Alumnae/i Feature

The Simmons Connection: A Tale of Two Sisters

Abby (Bent) McKie ’00 ’02HS (R) and Dana Bent (C) at the 2024 Simmons Commencement
Abby (Bent) McKie ’00 ’02HS (R) and Dana Bent ’24MSW (C) at the 2024 Simmons Commencement

“Simmons has a tight knit community, even in the online program. [Commencement] was a full circle moment.”

Abby (Bent) McKie ’00 ’02HS graduated from Simmons with her Bachelor of Science in Nutrition and Dietetics, Dietetic Internship Program Certificate, and Master’s Degree in Nutrition and Health Promotion. At her Commencement, a photographer snapped a picture of McKie with her younger sisters, Dana and Nyla Bent, which was later included in the Simmons Review (Volume 84, Number 2, Summer 2002). This Spring, McKie had a unique opportunity to take a similar photograph at Simmons University’s Commencement, where her sister, Dana Bent, earned her Master’s degree from the Simmons’ Online Master of Social Work Program. We caught up with both sisters to learn about their Simmons experiences, and what this photo means to them.

“I was always interested in nutrition,” says Abby McKie ’00 ’02HS. “I studied ballet for a number of years before transitioning to running, and nutrition plays a huge part in both sports.” McKie grew up in a small town in New Hampshire and didn’t want to move too far from home for her college experience. “I liked the city, but I enjoyed the small college feel at Simmons,” she recalls.

Abby (Bent) McKie with her younger sisters at her Commencement from Simmons
Abby (Bent) McKie (C) with her sisters at her own Commencement.

Though her attendance at her eldest sister’s Commencement was captured in the Simmons Review, Dana Bent ’24MSW doesn’t remember much about the event — she was only four years old, at the time. “I think we went to lunch at Barking Crab afterward. I was more focused on that,” she recalls.

Years later, Bent recalled her sister’s connection to Simmons when she was accepted to the Simmons’ Online Master of Social Work Program. Though her program was fully online, their experiences of Simmons had some similarities. “Simmons has a tight knit community, even in the online program,” says Bent. “I liked the program, my colleagues, and my professors. [Commencement] was a full circle moment.”

Reflecting on her Simmons experience, McKie says, “the curriculum exposed me to different facets of nutrition.” She recalls taking class trips to various neighborhoods in Boston, interviewing pregnant mothers at Beth Israel, and experimenting in the food science lab. While at Simmons, McKie worked with Head Start, a federal program that offers services for low-income families, teaching participants about nutrition.

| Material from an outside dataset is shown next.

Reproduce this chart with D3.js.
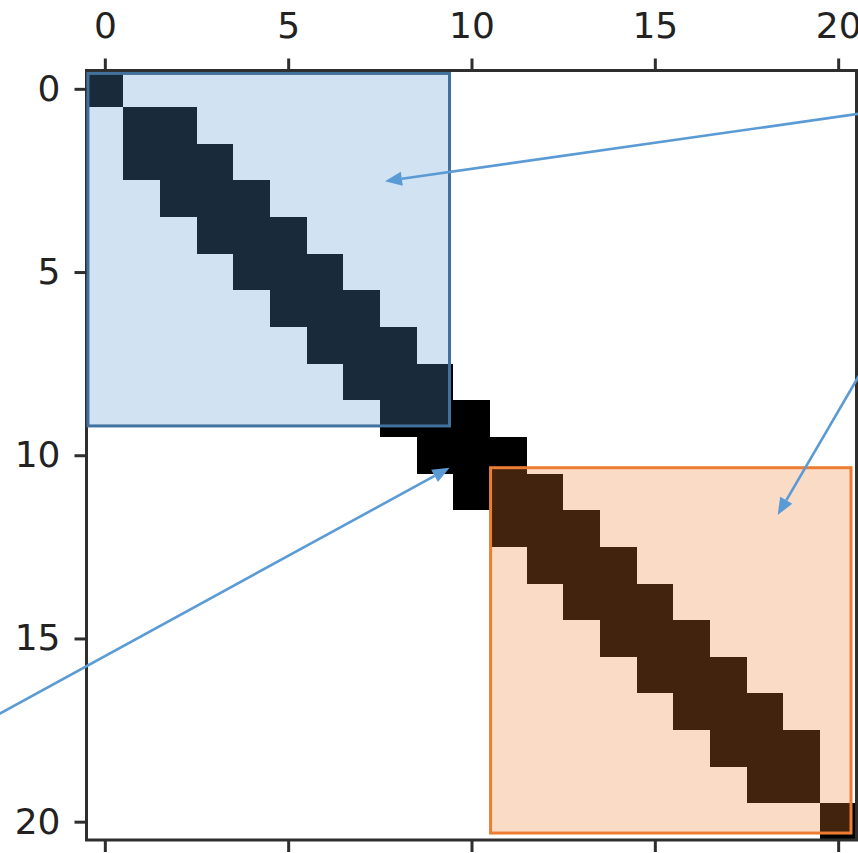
<!DOCTYPE html>
<html>
<head>
<meta charset="utf-8">
<script src="https://cdn.jsdelivr.net/npm/d3@7"></script>
<style>
  html, body { margin: 0; padding: 0; background: #fff; }
  svg { display: block; }
</style>
</head>
<body>
<svg width="858" height="853"></svg>
<script>
// matrix size and tick values
const size = 21;
const tickValues = [0, 5, 10, 15, 20];

// columns that are non-zero in each row
const rowCols = [
    [0],
    [1, 2],
    [1, 2, 3],
    [2, 3, 4],
    [3, 4, 5],
    [4, 5, 6],
    [5, 6, 7],
    [6, 7, 8],
    [7, 8, 9],
    [8, 9, 10],
    [9, 10, 11],
    [10, 11, 12],
    [11, 12, 13],
    [12, 13, 14],
    [13, 14, 15],
    [14, 15, 16],
    [15, 16, 17],
    [16, 17, 18],
    [17, 18, 19],
    [18, 19],
    [20]
];

// highlighted blocks [x0, y0, x1, y1] in matrix units
const blockExtents = [
    [-0.46, -0.42, 9.40, 9.20],
    [10.52, 10.34, 20.35, 20.31]
];
const blockFill = ["#5b9bd5", "#ed7d31"];
const blockStroke = ["#41719c", "#ed7d31"];

// arrows [from, to] in matrix units
const arrowFrom = [[20.86, 0.64], [20.80, 7.43], [-3.12, 17.19]];
const arrowTo = [[7.64, 2.52], [18.35, 11.63], [9.40, 10.34]];

const svg = d3.select("svg"),
    width = +svg.attr("width"),
    height = +svg.attr("height");

const x = d3.scaleLinear().domain([-0.5, size - 0.5]).range([86.5, 856.5]);
const y = d3.scaleLinear().domain([-0.5, size - 0.5]).range([70.5, 840]);

const frameColor = "#2e2e2e";
const textColor = "#222";

// cells
const cells = [];
rowCols.forEach(function (cols, r) {
    cols.forEach(function (c) { cells.push({row: r, col: c}); });
});

svg.append("g")
    .attr("class", "cells")
    .selectAll("rect")
    .data(cells)
    .enter().append("rect")
    .attr("x", function (d) { return x(d.col - 0.5); })
    .attr("y", function (d) { return y(d.row - 0.5); })
    .attr("width", function (d) { return x(d.col + 0.5) - x(d.col - 0.5); })
    .attr("height", function (d) { return y(d.row + 0.5) - y(d.row - 0.5); })
    .attr("fill", "#000")
    .attr("shape-rendering", "crispEdges");

// frame
svg.append("rect")
    .attr("x", x(-0.5))
    .attr("y", y(-0.5))
    .attr("width", x(size - 0.5) - x(-0.5))
    .attr("height", y(size - 0.5) - y(-0.5))
    .attr("fill", "none")
    .attr("stroke", frameColor)
    .attr("stroke-width", 3);

// blocks
svg.append("g")
    .attr("class", "blocks")
    .selectAll("rect")
    .data(blockExtents)
    .enter().append("rect")
    .attr("x", function (d) { return x(d[0]); })
    .attr("y", function (d) { return y(d[1]); })
    .attr("width", function (d) { return x(d[2]) - x(d[0]); })
    .attr("height", function (d) { return y(d[3]) - y(d[1]); })
    .attr("fill", function (d, i) { return blockFill[i]; })
    .attr("fill-opacity", 0.28)
    .attr("stroke", function (d, i) { return blockStroke[i]; })
    .attr("stroke-width", 3);

// axes: labels on top and left, ticks on all visible sides
const axisTop = d3.axisTop(x).tickValues(tickValues).tickSize(12).tickPadding(21);
const axisBottom = d3.axisBottom(x).tickValues(tickValues).tickSize(12).tickFormat("");
const axisLeft = d3.axisLeft(y).tickValues(tickValues).tickSize(12).tickPadding(14);

function styleAxis(g) {
    g.select(".domain").remove();
    g.selectAll(".tick line").attr("stroke", frameColor).attr("stroke-width", 3);
    g.selectAll(".tick text")
        .attr("fill", textColor)
        .style("font-family", "DejaVu Sans")
        .style("font-size", "36px");
}

svg.append("g").attr("transform", "translate(0," + y(-0.5) + ")").call(axisTop).call(styleAxis);
svg.append("g").attr("transform", "translate(0," + y(size - 0.5) + ")").call(axisBottom).call(styleAxis);
svg.append("g").attr("transform", "translate(" + x(-0.5) + ",0)").call(axisLeft).call(styleAxis);

// arrows
const arrowColor = "#5b9bd5";
const headLen = 17, headHalf = 7;
const arrows = arrowFrom.map(function (f, i) { return {from: f, to: arrowTo[i]}; });

const arrowG = svg.append("g").attr("class", "arrows")
    .selectAll("g")
    .data(arrows)
    .enter().append("g");

arrowG.append("line")
    .attr("x1", function (d) { return x(d.from[0]); })
    .attr("y1", function (d) { return y(d.from[1]); })
    .attr("x2", function (d) { return baseOf(d)[0]; })
    .attr("y2", function (d) { return baseOf(d)[1]; })
    .attr("stroke", arrowColor)
    .attr("stroke-width", 2.6);

arrowG.append("path")
    .attr("d", function (d) {
        const tx = x(d.to[0]), ty = y(d.to[1]);
        const u = unit(d), b = baseOf(d);
        return "M" + tx + "," + ty +
            "L" + (b[0] - u[1] * headHalf) + "," + (b[1] + u[0] * headHalf) +
            "L" + (b[0] + u[1] * headHalf) + "," + (b[1] - u[0] * headHalf) + "Z";
    })
    .attr("fill", arrowColor);

function unit(d) {
    const dx = x(d.to[0]) - x(d.from[0]), dy = y(d.to[1]) - y(d.from[1]);
    const len = Math.sqrt(dx * dx + dy * dy);
    return [dx / len, dy / len];
}

function baseOf(d) {
    const u = unit(d);
    return [x(d.to[0]) - u[0] * headLen, y(d.to[1]) - u[1] * headLen];
}
</script>
</body>
</html>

“The exposure Simmons provided helped guide me on my career journey,” says McKie. “I did my thesis at a skilled nursing facility, where I fell in love with the geriatric population.” After graduation, she worked as a clinical dietitian before transitioning to senior living with Compass Community Living (CCL) Hospitality Group, a sector of Compass Group. After working as the Director of Dining Services in a nursing home for a number of years, she now gets to use her nutrition and management skills in her role as the Director of Safety and Quality Assurance.

For Bent, the smaller class sizes allowed her more engagement with her professors and peers. “Even via Zoom, we had a community,” she recalls. “I would log on thinking, I can’t wait to see my classmates!” She also cites the program’s spotlight on different areas of social work as valuable for her future career. “There is always room to grow in social work,” says Bent. “Simmons exposed me to subjects, materials, and concepts I don’t think I would have learned without these classes. We engaged in a lot of role-playing and group projects, and I was able to practice my skills, collaborate with peers, and create connections in class.” Though her undergraduate experience (at a different institution) was in person, she says it lacked the community feel that Simmons faculty created in their online classrooms.

For Bent, internships at Simmons have also made a huge impact. She looks forward to working as a school social worker, having interned at a K–5 school while in the program. “Since COVID, there has been a need for social workers at schools,” she notes. “I like working in groups, bouncing ideas off of each other, and teaching coping skills to help [students] through their day.”

For those considering Simmons, McKie notes, “Simmons is very academically focused. It’s not a ‘party school,’ but you get the chance to enjoy everything that Boston has to offer: the culture of the city, the museums, art, and music. Tap into all of those resources and enjoy opportunities as they present themselves.”

Bent encourages students to reach out to peers and faculty for support. “I haven’t had one professor not willing to work with me and help me out,” she says. “Everyone has been so supportive, it’s a good community.”

Both sisters are pursuing fields related to healthcare, both of them focused on face-to-face interactions. “As I’ve grown up, I’ve noticed that [Abby and I] have similar qualities,” notes Bent. “Caring for people, making sure our Dad is taking care of himself. We have that propensity for empathy, making sure that everybody’s needs are met.”

Now, the sisters can add a Simmons education to the list of things they hold in common.